The roundup in Wyoming concluded with the sale of more than 40 horses to the Alberta-based slaughterhouse, bringing in a grand total of $1,640.
The BLM insists the entire process was conducted in concert with existing laws, and notice of the sale was posted in local post offices.
BLM Senior Ranchland Management Specialist Robert Bolton, however, acknowledged this haul was much larger than usual.
"That’s a pretty sizable number," he noted, explaining that “most of our impounds have been in the low numbers.”
While the roundup is not unheard of, and went largely unnoticed by the mainstream press, the spotlight has been on the BLM ever since the overreaction of the agency in responding to the Bundy Ranch and this which they see as no big deal.
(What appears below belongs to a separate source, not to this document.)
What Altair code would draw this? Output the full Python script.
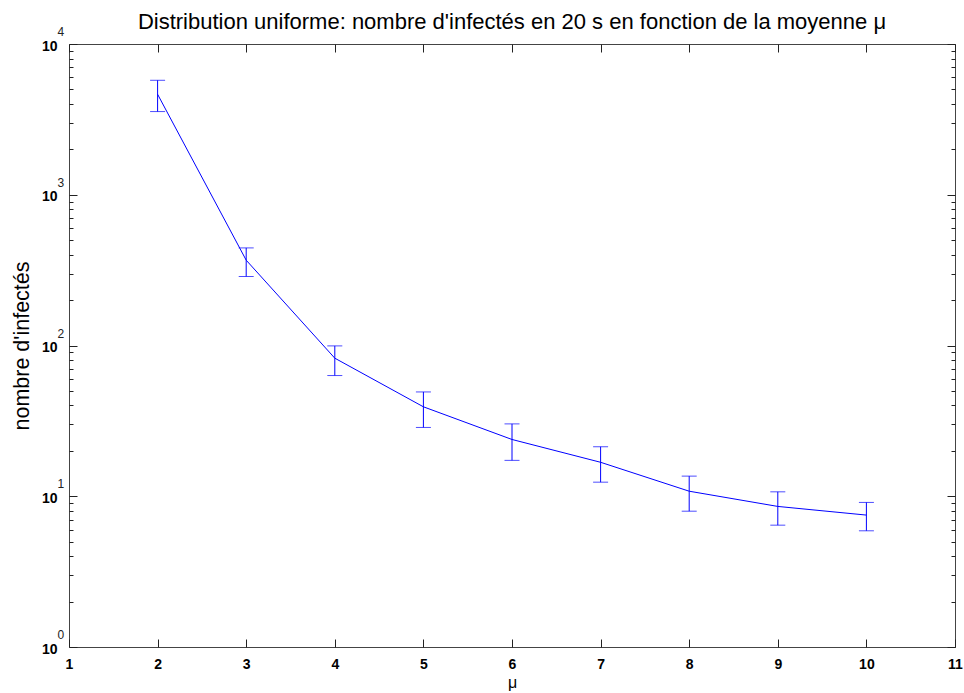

These "strays" are their responsibility and should be handled with the care that the 1971 Federal Law provides.
Protection became law through the Wild and Free-Roaming Horses and Burros Act of 1971, which provided for protection of America's horses and burros.
Today, the Bureau of Land Management is the primary authority that oversees the protection and management of Mustang herds on public lands, but the United States Forest Service administers additional wild horse or burro territories as well.
Because the spotlight is now on the agency, the BLM, like the shenanigans conducted by the EPA and the IRS, has understandably increased public scrutiny of the BLM.
As most concerned Americans cited overreaches by Federal agencies such as the IRS and the EPA, the BLM generally flew under the radar. But frankly, those days are gone.
The legacy of good stewardship by the BLM seems no longer the case as the American public is learning how horrible that agency conducts itself and is managed.
The American people sees their actions and attitude questionable.
And yes, that's just the way I see it.